Subscription ERP, especially SaaS, usually limits direct code changes and encourages configuration, workflow tools, low-code extensions, and API-based integrations. This can improve maintainability and reduce upgrade disruption, but it may constrain organizations that need highly specialized process behavior.
- If the business model is relatively standard, subscription ERP often provides enough flexibility with lower long-term maintenance burden.
- If the organization has unusual union, project, or equipment processes that create competitive differentiation, deeper customization may still be justified.
- Buyers should distinguish between true business-critical differentiation and historical workarounds that should be redesigned rather than preserved.
Integration comparison: estimating, payroll, project management, and field systems
Construction ERP rarely operates alone. It typically connects with estimating platforms, scheduling tools, payroll systems, HR applications, document management, procurement networks, BI platforms, and field productivity software. Integration quality often matters more than the licensing model itself, but the model does influence architecture and support responsibilities.
| Integration Area | Perpetual Licensing | Subscription ERP | Key Buyer Question |
|---|---|---|---|
| Legacy system connectivity | Often easier to support custom connectors | May require API-first or middleware approach | How many legacy applications must remain after go-live? |
| Real-time APIs | Depends on product maturity and version | Often stronger in modern SaaS platforms | Are modern APIs available for project and field data? |
| EDI and supplier connectivity | Possible but may require partner tools | Often available through cloud integration services | What external trading partner requirements exist? |
| Payroll and HR integration | Can be tightly customized | Often standardized but less flexible | Do union, certified payroll, or local compliance rules require custom logic? |
| Reporting and data warehouse feeds | More direct database access may be available | Often requires governed export or analytics connectors | How will enterprise reporting and forecasting be supported? |
For buyers with many legacy applications, perpetual models can offer more freedom in integration design. For buyers prioritizing standardized APIs, vendor-managed connectors, and lower infrastructure overhead, subscription platforms may be easier to govern. In either case, integration ownership, monitoring, and support boundaries should be defined contractually.
Scalability analysis for growing construction enterprises
Scalability in construction ERP is not only about user count. It includes support for new entities, acquisitions, project volume growth, geographic expansion, compliance complexity, and analytics demand. Subscription ERP often scales faster operationally because environments, storage, and compute are managed by the vendor. Perpetual ERP can also scale well, but the customer may need to invest in infrastructure, performance tuning, and database administration as transaction volumes grow.
- Subscription models are often attractive for acquisitive firms that need to onboard new entities quickly.
- Perpetual models may fit organizations with predictable growth and established internal IT operations.
- If project data volumes, document storage, and mobile usage are expected to rise sharply, buyers should review performance thresholds and pricing triggers in detail.

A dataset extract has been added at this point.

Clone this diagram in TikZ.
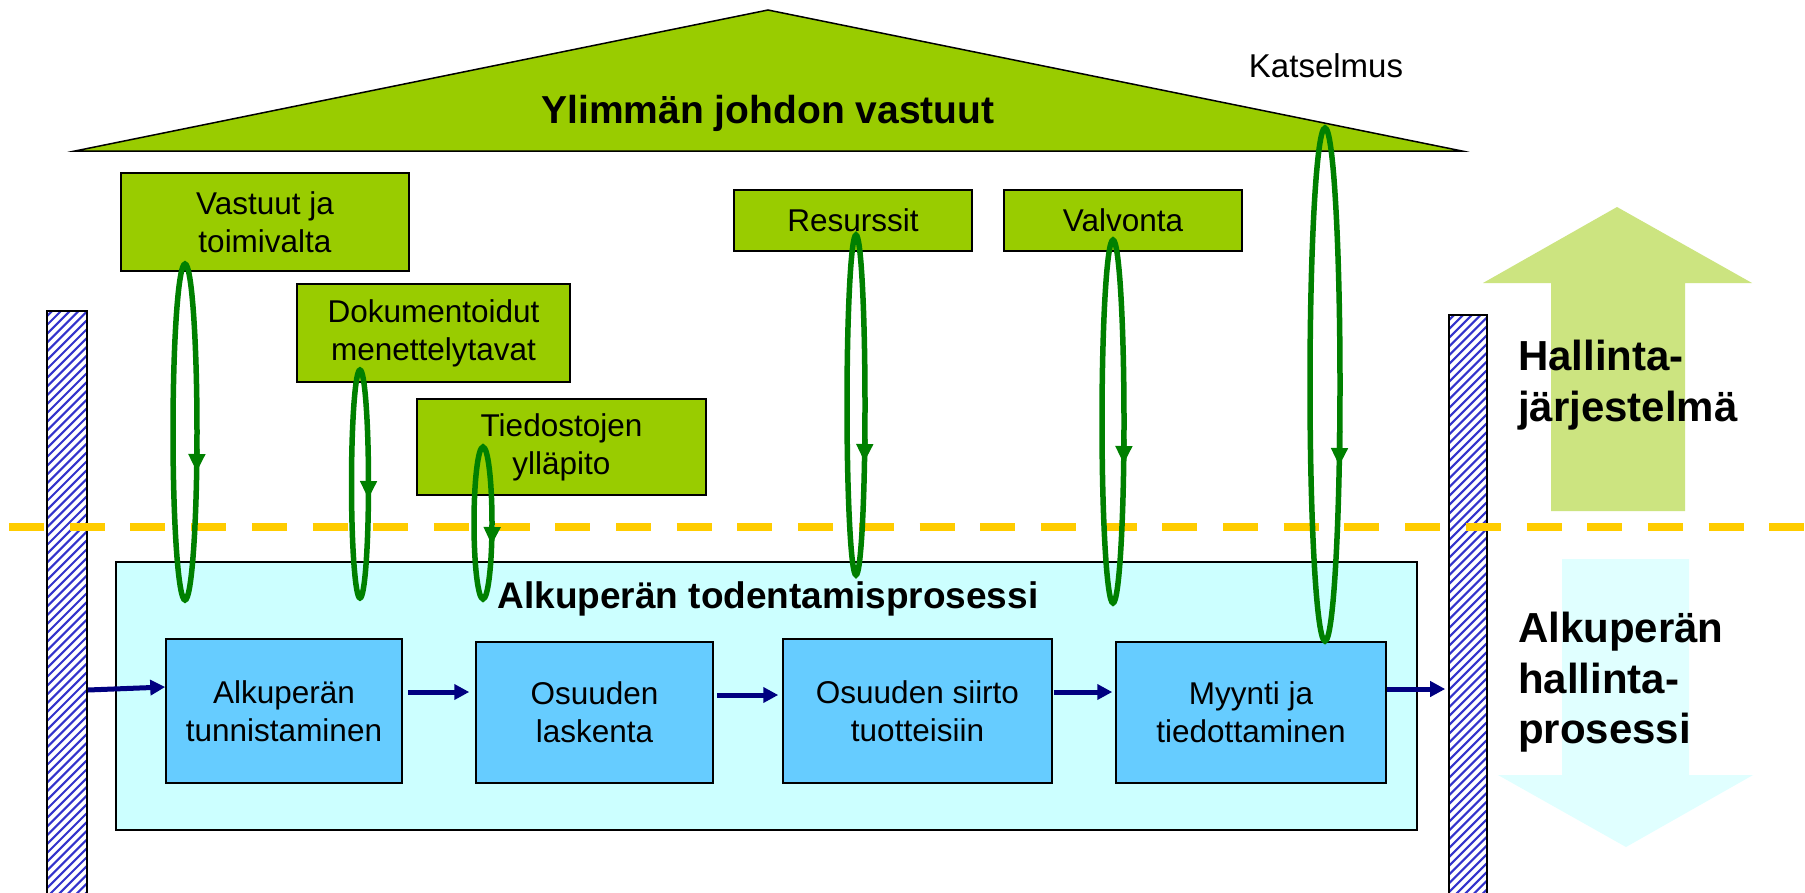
\documentclass[tikz,border=0pt]{standalone}
\usepackage{fontspec}
\setmainfont{Liberation Sans}
\usetikzlibrary{arrows.meta,calc}
\definecolor{boxgreen}{RGB}{153,204,0}
\definecolor{procblue}{RGB}{102,204,255}
\definecolor{lightcyan}{RGB}{204,255,255}
\definecolor{dashyellow}{RGB}{255,204,0}
\definecolor{loopgreen}{RGB}{0,128,0}
\definecolor{navyarrow}{RGB}{0,0,128}
\definecolor{hatchblue}{RGB}{51,51,204}
\definecolor{upgreen}{RGB}{204,228,128}
\definecolor{downcyan}{RGB}{224,255,255}
\newcommand\greenloop[5]{%
  \pgfmathsetmacro\loopcy{(#2+#3)/2}%
  \pgfmathsetmacro\loopb{(#3-#2)/2}%
  \pgfmathsetmacro\loopt{asin((#5-\loopcy)/\loopb)}%
  \draw[loopline] (#1,\loopcy) ellipse [x radius=#4, y radius=\loopb];
  \draw[loopline,-{Triangle[length=18pt,width=16pt]}] ({#1+#4*cos(\loopt-8)},{\loopcy+\loopb*sin(\loopt-8)}) -- ({#1+#4*cos(\loopt)},{\loopcy+\loopb*sin(\loopt)});
}
\begin{document}
\begin{tikzpicture}[x=1pt,y=-1pt,
  boxfont/.style={font=\fontsize{31.5}{37.8}\selectfont},
  greenbox/.style={boxfont, draw=black, line width=1.5pt, fill=boxgreen, align=center, inner sep=0pt},
  procbox/.style={boxfont, draw=black, line width=1.5pt, fill=procblue, align=center, inner sep=0pt},
  pillarbox/.style={draw=black, line width=1.6pt, fill=white, inner sep=0pt,
    path picture={\foreach \k in {0,...,80}{\draw[hatchblue, line width=2.1pt] ($(path picture bounding box.north west)+(-5,-25+\k*8.8)$) -- ++(60,-60);}}},
  navyline/.style={navyarrow, line width=5pt, -{Triangle[length=15pt,width=15pt]}},
  loopline/.style={loopgreen, line width=5.5pt},
  sidelabel/.style={anchor=base west, font=\fontsize{42}{50}\bfseries\selectfont, inner sep=0pt},
]
\useasboundingbox (0,0) rectangle (1805,892);
\fill[white] (0,0) rectangle (1805,892);

% roof
\draw[fill=boxgreen, line width=1.5pt, line join=miter] (75,151) -- (768,10) -- (1462,151) -- cycle;
\node[anchor=base, font=\fontsize{39}{46}\bfseries\selectfont, inner sep=0pt] (roof) at (768,123) {Ylimmän johdon vastuut};
\node[anchor=base, font=\fontsize{33}{40}\selectfont, inner sep=0pt] (katselmus) at (1326,77) {Katselmus};

% green boxes
\node[greenbox, minimum width=288pt, minimum height=98pt] (vastuut) at (265,222) {Vastuut ja\\toimivalta};
\node[greenbox, minimum width=273pt, minimum height=98pt] (dokum) at (433.5,333) {Dokumentoidut\\menettelytavat};
\node[greenbox, minimum width=289pt, minimum height=96pt] (tied) at (561.5,447) {Tiedostojen\\ylläpito};
\node[greenbox, minimum width=238pt, minimum height=61pt] (resurssit) at (853,220.5) {Resurssit};
\node[greenbox, minimum width=238pt, minimum height=61pt] (valvonta) at (1123,220.5) {Valvonta};

% pillars
\node[pillarbox, minimum width=40pt, minimum height=589pt] (pilL) at (67,605.5) {};
\node[pillarbox, minimum width=38pt, minimum height=585pt] (pilR) at (1468,607.5) {};

% process area
\node[draw=black, line width=1.5pt, fill=lightcyan, minimum width=1301pt, minimum height=268pt, inner sep=0pt] (proc) at (766.5,696) {};
\node[anchor=base, font=\fontsize{37}{44}\bfseries\selectfont, inner sep=0pt] (proctitle) at (768,608) {Alkuperän todentamisprosessi};
\node[procbox, minimum width=236pt, minimum height=144pt] (b1) at (284,711) {Alkuperän\\tunnistaminen};
\node[procbox, minimum width=237pt, minimum height=141pt] (b2) at (594.5,712.5) {Osuuden\\laskenta};
\node[procbox, minimum width=269pt, minimum height=144pt] (b3) at (917.5,711) {Osuuden siirto\\tuotteisiin};
\node[procbox, minimum width=270pt, minimum height=141pt] (b4) at (1251,712.5) {Myynti ja\\tiedottaminen};

\coordinate (y687) at (0,687);
\coordinate (y689) at (0,689);
\coordinate (y690) at (0,690);
\coordinate (y692) at (0,692);
\coordinate (y695) at (0,695);
\draw[navyline] (pilL.east |- y690) -- (b1.west |- y687);
\draw[navyline, shorten <=5pt, shorten >=6pt] (b1.east |- y692) -- (b2.west |- y692);
\draw[navyline, shorten <=3pt, shorten >=4pt] (b2.east |- y695) -- (b3.west |- y695);
\draw[navyline, shorten <=1pt, shorten >=3pt] (b3.east |- y692) -- (b4.west |- y692);
\draw[navyline, shorten >=3pt] (b4.east |- y689) -- (pilR.west |- y689);

% dashed separator
\draw[dashyellow, line width=8pt, dash pattern=on 35pt off 25.7pt] (9,527) -- (1805,527);

% big side arrows
\fill[upgreen] (1551,511) -- (1551,283) -- (1483,283) -- (1617,207) -- (1752,283) -- (1685,283) -- (1685,511) -- cycle;
\fill[downcyan] (1562,559) -- (1689,559) -- (1689,775) -- (1753,775) -- (1626,847) -- (1498,775) -- (1562,775) -- cycle;
\node[sidelabel] (hal1) at (1518,370) {Hallinta-};
\node[sidelabel] (hal2) at (1518,421) {järjestelmä};
\node[sidelabel] (alk1) at (1518,642) {Alkuperän};
\node[sidelabel] (alk2) at (1518,693) {hallinta-};
\node[sidelabel] (alk3) at (1518,743) {prosessi};

% feedback loops
\greenloop{185}{264}{600}{12}{472}
\greenloop{360}{370}{598}{8.5}{499}
\greenloop{483}{447}{599}{9}{545}
\greenloop{856}{235}{575}{9}{462}
\greenloop{1113}{240}{603}{11}{464}
\greenloop{1325}{128}{641}{15}{466}
\end{tikzpicture}
\end{document}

- Scalability should also include implementation scalability: can the chosen model support phased rollouts by region, entity, or function?
AI and automation comparison
AI and automation capabilities are becoming more relevant in construction ERP, especially for invoice capture, anomaly detection, forecasting, workflow routing, project risk alerts, and natural-language reporting. In general, subscription SaaS platforms tend to deliver new AI features faster because vendors control the release cycle and cloud infrastructure. Perpetual environments may lag unless the vendor offers equivalent modules and the customer funds upgrades.

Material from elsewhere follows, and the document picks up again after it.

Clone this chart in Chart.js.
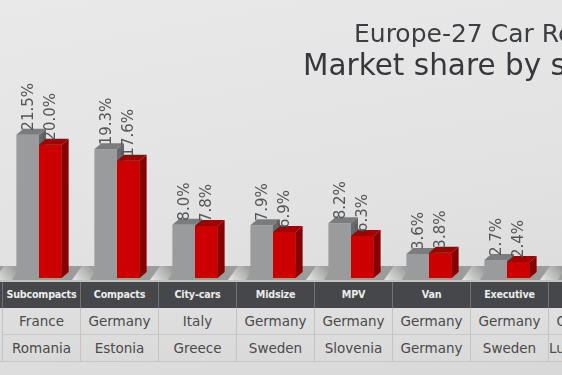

However, buyers should evaluate AI claims carefully. In construction operations, the practical value usually comes from targeted automation such as AP processing, subcontractor compliance monitoring, cost variance alerts, and predictive cash flow analysis. The licensing model matters less than data quality, process discipline, and whether AI outputs can be embedded into project and finance workflows.
- Subscription ERP often provides faster access to vendor-delivered AI enhancements.
- Perpetual ERP may offer more control over data models and custom analytics environments.
- AI value depends on clean job cost, procurement, payroll, and project data.
- Buyers should ask whether AI features are included, metered separately, or dependent on premium modules.
Migration considerations from legacy construction systems
Migration risk is often underestimated. Construction firms commonly move from a mix of accounting software, payroll tools, spreadsheets, estimating systems, and project management applications. The licensing model does not remove migration complexity, but it can affect timing, testing cycles, and coexistence strategy.
- Perpetual deployments may allow more flexibility for phased coexistence with legacy systems and custom migration tooling.
- Subscription deployments may push more standardized migration templates and cutover methods.
- Historical job cost data, open commitments, subcontract balances, retention, equipment records, and payroll history require careful mapping.
- If the organization is also redesigning chart of accounts, project coding, or approval workflows, migration should be treated as a business transformation effort, not a technical conversion.
Buyers should also clarify data extraction rights, archival access, and reporting continuity. These issues become especially important if the organization expects future divestitures, audits, or claims-related document retrieval.
Strengths and weaknesses of each model
| Model | Strengths | Weaknesses |
|---|---|---|
| Perpetual Licensing | Greater control over environment and upgrade timing; often supports deeper customization; may align with capital budgeting and long software life cycles | Higher upfront cost; more infrastructure responsibility; upgrades can become expensive; customization can increase technical debt |
| Subscription ERP | Lower initial entry cost; easier vendor-managed updates; reduced infrastructure burden; often better aligned with distributed access and modern cloud services | Recurring costs can rise over time; less control over release cadence; customization may be more constrained; contract renewals require careful negotiation |
Executive decision guidance for construction ERP buyers
Executives should avoid framing this as a simple license-versus-subscription debate. The more useful question is which commercial and deployment model best supports the company's operating model, governance capacity, and growth strategy.
- Choose perpetual licensing when the organization needs greater technical control, expects substantial customization, has internal IT maturity, and can support a larger upfront investment.
- Choose subscription ERP when the organization prioritizes faster infrastructure readiness, standardized upgrades, distributed access, and operating-expense budgeting.
- If acquisitions are frequent, evaluate how quickly users, entities, and integrations can be added under each pricing model.
- If field mobility and cross-site standardization are strategic priorities, SaaS subscription models often deserve strong consideration.
- If the current environment contains many custom legacy dependencies, assess whether those should be preserved, replaced, or retired before favoring a highly customized perpetual path.
The strongest buying approach is to compare vendors using scenario-based financial modeling, implementation readiness assessment, and process-fit workshops. Buyers should request a five-year cost model, a clear statement of upgrade responsibilities, integration architecture assumptions, and documented limits on customization and AI pricing. In construction ERP, the commercial model should support operational discipline rather than compensate for unclear requirements.